O autocuidado tem seu lugar de ouro, mas a solidariedade também tem. E eu não fui solidária quando fui tomar um café socialmente distanciado com duas amigas do trabalho e, enquanto elas dividiam suas angústias perfeitamente razoáveis, muitas vezes iguais às minhas, fiquei irritada por conta da quantidade de vozes diferentes. Não fui solidária quando a Fernanda ligou e eu fiquei contando os minutos para ela parar de falar e eu poder voltar a olhar para a parede e dar atenção aos meus pensamentos ansiosos. Não fui solidária tantas outras vezes em que falhei em olhar para o próximo e não ver um reflexo, ou uma sombra, de mim e das minhas necessidades. Eu não ignorei os números, mas ignorei as pessoas que eles significavam. A minha angústia não se deu em solidão: 2020 aconteceu com todos nós. E, para que 2021 tenha pelo menos uma mínima chance de ser melhor, é preciso olhar para além do próprio bule de café, para fora da janela, lá longe. Começando pelo entorno. Dá para cuidar da ansiedade e ouvir a amiga, o pai, a atendente da farmácia, se a gente der um passinho pra lá, um passinho pra cá. Dá pra pedir ajuda e oferecer também. Dá pra viver dentro e fora e se cuidar.

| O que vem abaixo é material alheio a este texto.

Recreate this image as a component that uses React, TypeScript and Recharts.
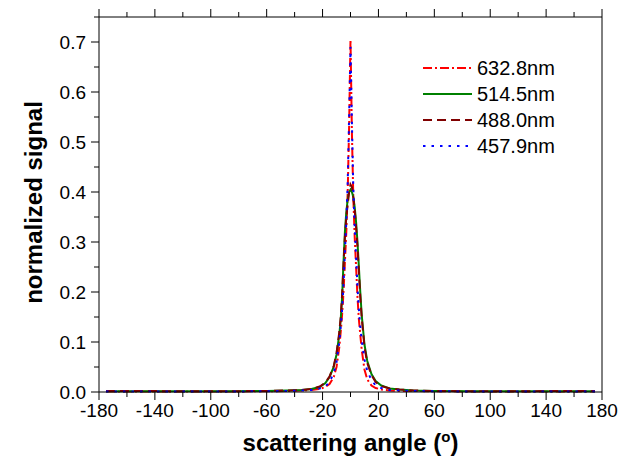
import React from 'react';
import { LineChart, Line, XAxis, YAxis, Legend } from 'recharts';

const angles = [-175, -150, -120, -90, -60, -45, -35, -28, -22, -18, -15, -12, -10, -8, -7, -6, -5, -4, -3, -2, -1, 0, 1, 2, 3, 4, 5, 6, 7, 8, 10, 12, 15, 18, 22, 28, 35, 45, 60, 90, 120, 150, 175];

const signal632 = [0.001, 0.001, 0.001, 0.001, 0.0015, 0.002, 0.003, 0.004, 0.006, 0.01, 0.016, 0.03, 0.05, 0.09, 0.12, 0.155, 0.2, 0.26, 0.32, 0.4, 0.53, 0.705, 0.52, 0.39, 0.31, 0.25, 0.19, 0.145, 0.115, 0.085, 0.045, 0.025, 0.013, 0.008, 0.005, 0.003, 0.002, 0.002, 0.0015, 0.001, 0.001, 0.001, 0.001];
const signal514 = [0.0015, 0.0015, 0.0015, 0.0015, 0.002, 0.003, 0.004, 0.006, 0.01, 0.018, 0.03, 0.05, 0.075, 0.115, 0.145, 0.19, 0.26, 0.32, 0.36, 0.385, 0.4, 0.405, 0.4, 0.39, 0.37, 0.34, 0.3, 0.25, 0.2, 0.155, 0.095, 0.062, 0.036, 0.022, 0.013, 0.007, 0.005, 0.003, 0.002, 0.0015, 0.0015, 0.0015, 0.0015];
const signal488 = [0.002, 0.002, 0.0015, 0.0015, 0.002, 0.003, 0.004, 0.006, 0.011, 0.019, 0.031, 0.052, 0.078, 0.12, 0.15, 0.195, 0.255, 0.31, 0.35, 0.375, 0.4, 0.415, 0.41, 0.39, 0.365, 0.33, 0.29, 0.24, 0.19, 0.15, 0.09, 0.058, 0.034, 0.02, 0.012, 0.007, 0.005, 0.003, 0.002, 0.0015, 0.0015, 0.002, 0.002];
const signal457 = [0.001, 0.001, 0.001, 0.001, 0.0015, 0.002, 0.003, 0.004, 0.007, 0.011, 0.02, 0.038, 0.06, 0.1, 0.13, 0.165, 0.215, 0.28, 0.34, 0.42, 0.55, 0.69, 0.54, 0.41, 0.33, 0.27, 0.21, 0.165, 0.13, 0.104, 0.065, 0.042, 0.024, 0.013, 0.008, 0.004, 0.003, 0.002, 0.0015, 0.001, 0.001, 0.001, 0.001];

const seriesNames = ['632.8nm', '514.5nm', '488.0nm', '457.9nm'];
const seriesKeys = ['s632', 's514', 's488', 's457'];
const seriesColors = ['#ff0000', '#008000', '#800000', '#0000ff'];
const seriesDash = ['9 3 2 3', '', '9 5', '2.5 6'];

const xMajorTicks = [-180, -140, -100, -60, -20, 20, 60, 100, 140, 180];
const xAllTicks = [-180, -160, -140, -120, -100, -80, -60, -40, -20, 0, 20, 40, 60, 80, 100, 120, 140, 160, 180];
const yMajorTicks = [0, 0.1, 0.2, 0.3, 0.4, 0.5, 0.6, 0.7];
const yAllTicks = [0, 0.05, 0.1, 0.15, 0.2, 0.25, 0.3, 0.35, 0.4, 0.45, 0.5, 0.55, 0.6, 0.65, 0.7, 0.75];

const data = angles.map((a, i) => ({
  angle: a,
  s632: signal632[i],
  s514: signal514[i],
  s488: signal488[i],
  s457: signal457[i],
}));

const FONT = '"Liberation Sans", Arial, sans-serif';
const MAJOR = 8;
const MINOR = 5;

const isMajorX = (v: number) => xMajorTicks.some((t) => Math.abs(t - v) < 1e-6);
const isMajorY = (v: number) => yMajorTicks.some((t) => Math.abs(t - v) < 1e-6);

const BottomTick = (props: any) => {
  const { x, y, payload } = props;
  const major = isMajorX(payload.value);
  return (
    <g>
      <line x1={x} x2={x} y1={y} y2={y + (major ? MAJOR : MINOR)} stroke="#000" strokeWidth={1} />
      {major && (
        <text x={x} y={y + 25} textAnchor="middle" fontSize={19} fontFamily={FONT} fill="#000">
          {payload.value}
        </text>
      )}
    </g>
  );
};

const TopTick = (props: any) => {
  const { x, y, payload } = props;
  const major = isMajorX(payload.value);
  return <line x1={x} x2={x} y1={y} y2={y - (major ? MAJOR : MINOR)} stroke="#000" strokeWidth={1} />;
};

const LeftTick = (props: any) => {
  const { x, y, payload } = props;
  const major = isMajorY(payload.value);
  return (
    <g>
      <line x1={x} x2={x - (major ? MAJOR : MINOR)} y1={y} y2={y} stroke="#000" strokeWidth={1} />
      {major && (
        <text x={x - 13} y={y} dy="0.36em" textAnchor="end" fontSize={19} fontFamily={FONT} fill="#000">
          {payload.value.toFixed(1)}
        </text>
      )}
    </g>
  );
};

const RightTick = (props: any) => {
  const { x, y, payload } = props;
  const major = isMajorY(payload.value);
  return <line x1={x} x2={x + (major ? MAJOR : MINOR)} y1={y} y2={y} stroke="#000" strokeWidth={1} />;
};

const XTitle = (props: any) => {
  const vb = props.viewBox || {};
  const cx = (vb.x || 0) + (vb.width || 0) / 2;
  const y = (vb.y || 0) + 59;
  return (
    <text x={cx} y={y} textAnchor="middle" fontSize={24} fontWeight="bold" fontFamily={FONT} fill="#000">
      <tspan>scattering angle (</tspan>
      <tspan dy={-9} fontSize={15}>o</tspan>
      <tspan dy={9}>)</tspan>
    </text>
  );
};

const YTitle = (props: any) => {
  const vb = props.viewBox || {};
  const cy = (vb.y || 0) + (vb.height || 0) / 2 - 2;
  const x = 42;
  return (
    <text
      x={x}
      y={cy}
      transform={`rotate(-90 ${x} ${cy})`}
      textAnchor="middle"
      fontSize={24}
      fontWeight="bold"
      fontFamily={FONT}
      fill="#000"
    >
      normalized signal
    </text>
  );
};

const LegendContent = () => (
  <div style={{ fontFamily: FONT, fontSize: 20, color: '#000' }}>
    {seriesNames.map((name, i) => (
      <div key={name} style={{ display: 'flex', alignItems: 'center', height: 26 }}>
        <svg width={53} height={6} style={{ display: 'block' }}>
          <line
            x1={3}
            x2={52}
            y1={3}
            y2={3}
            stroke={seriesColors[i]}
            strokeWidth={2}
            strokeDasharray={seriesDash[i] || undefined}
          />
        </svg>
        <span style={{ marginLeft: 4, lineHeight: '26px' }}>{name}</span>
      </div>
    ))}
  </div>
);

export default function App() {
  return (
    <div style={{ position: 'absolute', left: 0, top: 0, width: 622, height: 468, background: '#fff' }}>
      <LineChart width={622} height={468} data={data} margin={{ top: 16, right: 19, bottom: 75, left: 98 }}>
        <XAxis
          xAxisId={0}
          dataKey="angle"
          type="number"
          domain={[-180, 180]}
          ticks={xAllTicks}
          interval={0}
          height={1}
          tickSize={0}
          tickMargin={0}
          tickLine={false}
          axisLine={{ stroke: '#000', strokeWidth: 1 }}
          tick={<BottomTick />}
          label={<XTitle />}
        />
        <XAxis
          xAxisId="top"
          orientation="top"
          dataKey="angle"
          type="number"
          domain={[-180, 180]}
          ticks={xAllTicks}
          interval={0}
          height={1}
          tickSize={0}
          tickMargin={0}
          tickLine={false}
          axisLine={{ stroke: '#000', strokeWidth: 1 }}
          tick={<TopTick />}
        />
        <YAxis
          yAxisId={0}
          type="number"
          domain={[0, 0.75]}
          ticks={yAllTicks}
          interval={0}
          width={1}
          tickSize={0}
          tickMargin={0}
          tickLine={false}
          axisLine={{ stroke: '#000', strokeWidth: 1 }}
          tick={<LeftTick />}
          label={<YTitle />}
        />
        <YAxis
          yAxisId="right"
          orientation="right"
          type="number"
          domain={[0, 0.75]}
          ticks={yAllTicks}
          interval={0}
          width={1}
          tickSize={0}
          tickMargin={0}
          tickLine={false}
          axisLine={{ stroke: '#000', strokeWidth: 1 }}
          tick={<RightTick />}
        />
        {seriesKeys.map((k, i) => (
          <Line
            key={k}
            xAxisId={0}
            yAxisId={0}
            type="linear"
            dataKey={k}
            name={seriesNames[i]}
            stroke={seriesColors[i]}
            strokeWidth={2}
            strokeDasharray={seriesDash[i] || undefined}
            dot={false}
            activeDot={false}
            isAnimationActive={false}
          />
        ))}
        <Legend
          layout="vertical"
          align="center"
          verticalAlign="middle"
          content={<LegendContent />}
          wrapperStyle={{ position: 'absolute', left: 420, top: 55, width: 'auto' }}
        />
      </LineChart>
    </div>
  );
}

É preciso que dê, porque são as vidas e os mortos e os caminhos tortos de todos nós em jogo. Não só os meus. Eu não sei bem como, mas o mundo continuou sem explodir, e eu e todos nós precisamos continuar com ele, também sem explodir, preferencialmente. E eu acho que a gente só vai conseguir se olharmos uns pros outros e não enxergarmos espelhos.
Eu vou chamar o Leo e a gente vai tomar café e eu vou tentar fazer sentido de tudo isso mais lá fora e menos aqui dentro. Feliz ano novo.